What you are asked to do
Leave out the pictures and transcribe everything else exactly.

Stored records:
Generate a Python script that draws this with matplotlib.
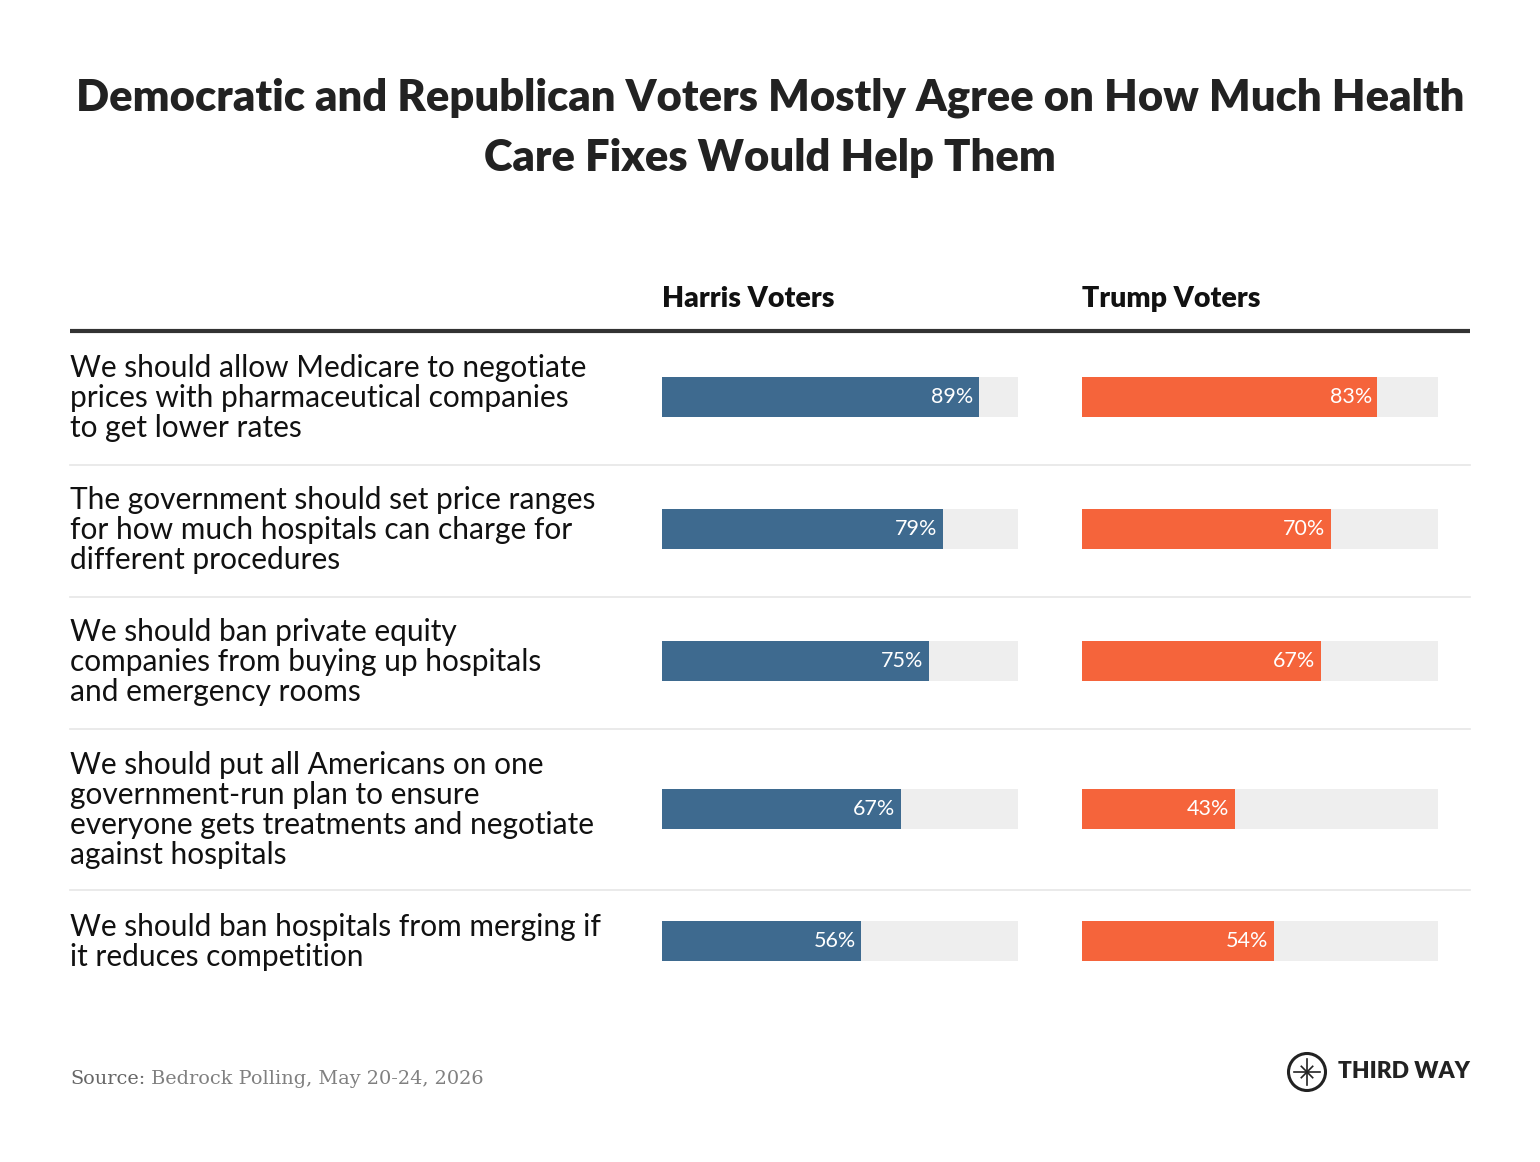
import numpy as np
import matplotlib.pyplot as plt
from matplotlib.patches import Circle

plt.rcParams["font.family"] = ["Lato", "DejaVu Sans"]

title = "Democratic and Republican Voters Mostly Agree on How Much Health\nCare Fixes Would Help Them"
groups = ["Harris Voters", "Trump Voters"]
statements = [
    "We should allow Medicare to negotiate\nprices with pharmaceutical companies\nto get lower rates",
    "The government should set price ranges\nfor how much hospitals can charge for\ndifferent procedures",
    "We should ban private equity\ncompanies from buying up hospitals\nand emergency rooms",
    "We should put all Americans on one\ngovernment-run plan to ensure\neveryone gets treatments and negotiate\nagainst hospitals",
    "We should ban hospitals from merging if\nit reduces competition",
]
harris = [89, 79, 75, 67, 56]
trump = [83, 70, 67, 43, 54]
source = "Bedrock Polling, May 20-24, 2026"

colors = ["#3e6a8f", "#f5643b"]
track = "#eeeeee"

W, H = 1540, 1162
fig = plt.figure(figsize=(W / 100, H / 100), dpi=100)

# background axes in pixel coordinates for text and rules
bg = fig.add_axes([0, 0, 1, 1])
bg.set_xlim(0, W)
bg.set_ylim(H, 0)
bg.axis("off")

bg.text(770, 128, title, ha="center", va="center", fontsize=31.3, fontweight="heavy",
        color="#222222", linespacing=1.6)

# row geometry (pixels)
row_centers = [397, 529, 661, 809, 941]
separators = [465, 597, 729, 890]
bar_h = 40

bg.plot([70, 1470], [331, 331], color="#333333", lw=3, solid_capstyle="butt")
for y in separators:
    bg.plot([70, 1470], [y, y], color="#e6e6e6", lw=1.2)

for y, s in zip(row_centers, statements):
    bg.text(70, y + 1, s, ha="left", va="center", fontsize=21.5, color="#111111",
            linespacing=1.08)

cols = [(662, 356), (1082, 356)]
for (x0, w), g, vals, c in zip(cols, groups, [harris, trump], colors):
    bg.text(x0, 299, g, ha="left", va="center", fontsize=20.5, fontweight="heavy",
            color="#111111")
    ax = fig.add_axes([x0 / W, 0, w / W, 1])
    ax.set_xlim(0, 100)
    ax.set_ylim(H, 0)
    ax.axis("off")
    ax.barh(row_centers, [100] * len(vals), height=bar_h, color=track)
    ax.barh(row_centers, vals, height=bar_h, color=c)
    for y, v in zip(row_centers, vals):
        ax.text(v - 1.6, y, f"{v}%", ha="right", va="center", fontsize=15.5,
                fontweight="normal", color="white")

# source
src = bg.text(70, 1079, "Source:", ha="left", va="center", fontsize=13.9,
              family=["DejaVu Serif"], color="#666666")
fig.canvas.draw()
bb = src.get_window_extent()
x_end = bb.x1
bg.annotate(" " + source, xy=(x_end, H - 1079), xycoords="figure pixels",
            ha="left", va="center", fontsize=13.9, family=["DejaVu Serif"],
            color="#808080")

# logo
bg.add_patch(Circle((1307, 1072), 18.5, fill=False, ec="#222222", lw=2.2))
ang = np.linspace(0, 2 * np.pi, 9)[:-1]
for a in ang:
    r = 13 if a % (np.pi / 2) < 1e-6 else 8
    bg.plot([1307, 1307 + r * np.cos(a)], [1072, 1072 + r * np.sin(a)],
            color="#222222", lw=1.2)
bg.text(1338, 1072, "THIRD WAY", ha="left", va="center", fontsize=16.4,
        fontweight="heavy", color="#222222")

fig.savefig("out.png", dpi=100, facecolor="white")
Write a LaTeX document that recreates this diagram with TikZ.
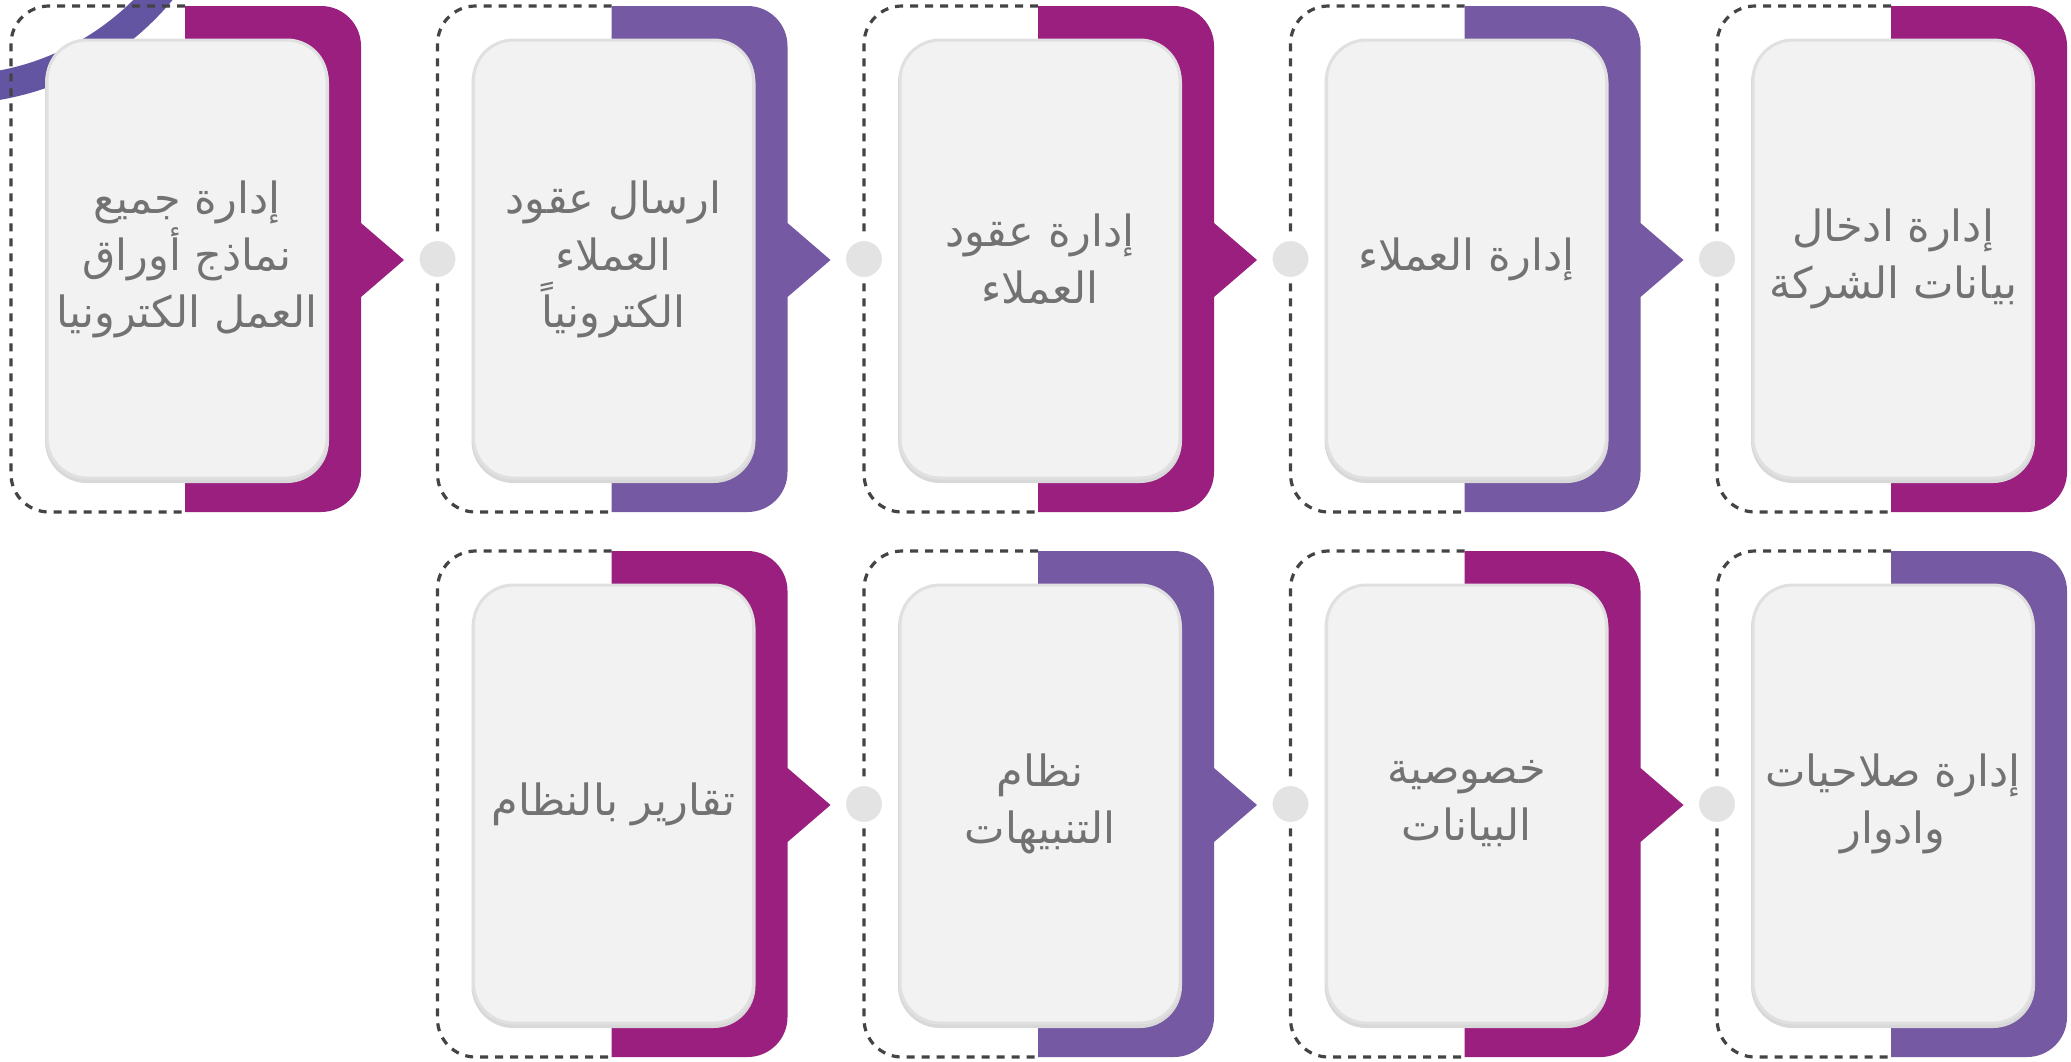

The result
Generate a Python script that draws this with matplotlib.
import numpy as np
import matplotlib.pyplot as plt
from matplotlib.patches import Circle

plt.rcParams["font.family"] = ["Lato", "DejaVu Sans"]

title = "Democratic and Republican Voters Mostly Agree on How Much Health\nCare Fixes Would Help Them"
groups = ["Harris Voters", "Trump Voters"]
statements = [
    "We should allow Medicare to negotiate\nprices with pharmaceutical companies\nto get lower rates",
    "The government should set price ranges\nfor how much hospitals can charge for\ndifferent procedures",
    "We should ban private equity\ncompanies from buying up hospitals\nand emergency rooms",
    "We should put all Americans on one\ngovernment-run plan to ensure\neveryone gets treatments and negotiate\nagainst hospitals",
    "We should ban hospitals from merging if\nit reduces competition",
]
harris = [89, 79, 75, 67, 56]
trump = [83, 70, 67, 43, 54]
source = "Bedrock Polling, May 20-24, 2026"

colors = ["#3e6a8f", "#f5643b"]
track = "#eeeeee"

W, H = 1540, 1162
fig = plt.figure(figsize=(W / 100, H / 100), dpi=100)

# background axes in pixel coordinates for text and rules
bg = fig.add_axes([0, 0, 1, 1])
bg.set_xlim(0, W)
bg.set_ylim(H, 0)
bg.axis("off")

bg.text(770, 128, title, ha="center", va="center", fontsize=31.3, fontweight="heavy",
        color="#222222", linespacing=1.6)

# row geometry (pixels)
row_centers = [397, 529, 661, 809, 941]
separators = [465, 597, 729, 890]
bar_h = 40

bg.plot([70, 1470], [331, 331], color="#333333", lw=3, solid_capstyle="butt")
for y in separators:
    bg.plot([70, 1470], [y, y], color="#e6e6e6", lw=1.2)

for y, s in zip(row_centers, statements):
    bg.text(70, y + 1, s, ha="left", va="center", fontsize=21.5, color="#111111",
            linespacing=1.08)

cols = [(662, 356), (1082, 356)]
for (x0, w), g, vals, c in zip(cols, groups, [harris, trump], colors):
    bg.text(x0, 299, g, ha="left", va="center", fontsize=20.5, fontweight="heavy",
            color="#111111")
    ax = fig.add_axes([x0 / W, 0, w / W, 1])
    ax.set_xlim(0, 100)
    ax.set_ylim(H, 0)
    ax.axis("off")
    ax.barh(row_centers, [100] * len(vals), height=bar_h, color=track)
    ax.barh(row_centers, vals, height=bar_h, color=c)
    for y, v in zip(row_centers, vals):
        ax.text(v - 1.6, y, f"{v}%", ha="right", va="center", fontsize=15.5,
                fontweight="normal", color="white")

# source
src = bg.text(70, 1079, "Source:", ha="left", va="center", fontsize=13.9,
              family=["DejaVu Serif"], color="#666666")
fig.canvas.draw()
bb = src.get_window_extent()
x_end = bb.x1
bg.annotate(" " + source, xy=(x_end, H - 1079), xycoords="figure pixels",
            ha="left", va="center", fontsize=13.9, family=["DejaVu Serif"],
            color="#808080")

# logo
bg.add_patch(Circle((1307, 1072), 18.5, fill=False, ec="#222222", lw=2.2))
ang = np.linspace(0, 2 * np.pi, 9)[:-1]
for a in ang:
    r = 13 if a % (np.pi / 2) < 1e-6 else 8
    bg.plot([1307, 1307 + r * np.cos(a)], [1072, 1072 + r * np.sin(a)],
            color="#222222", lw=1.2)
bg.text(1338, 1072, "THIRD WAY", ha="left", va="center", fontsize=16.4,
        fontweight="heavy", color="#222222")

fig.savefig("out.png", dpi=100, facecolor="white")
Write a LaTeX document that recreates this diagram with TikZ.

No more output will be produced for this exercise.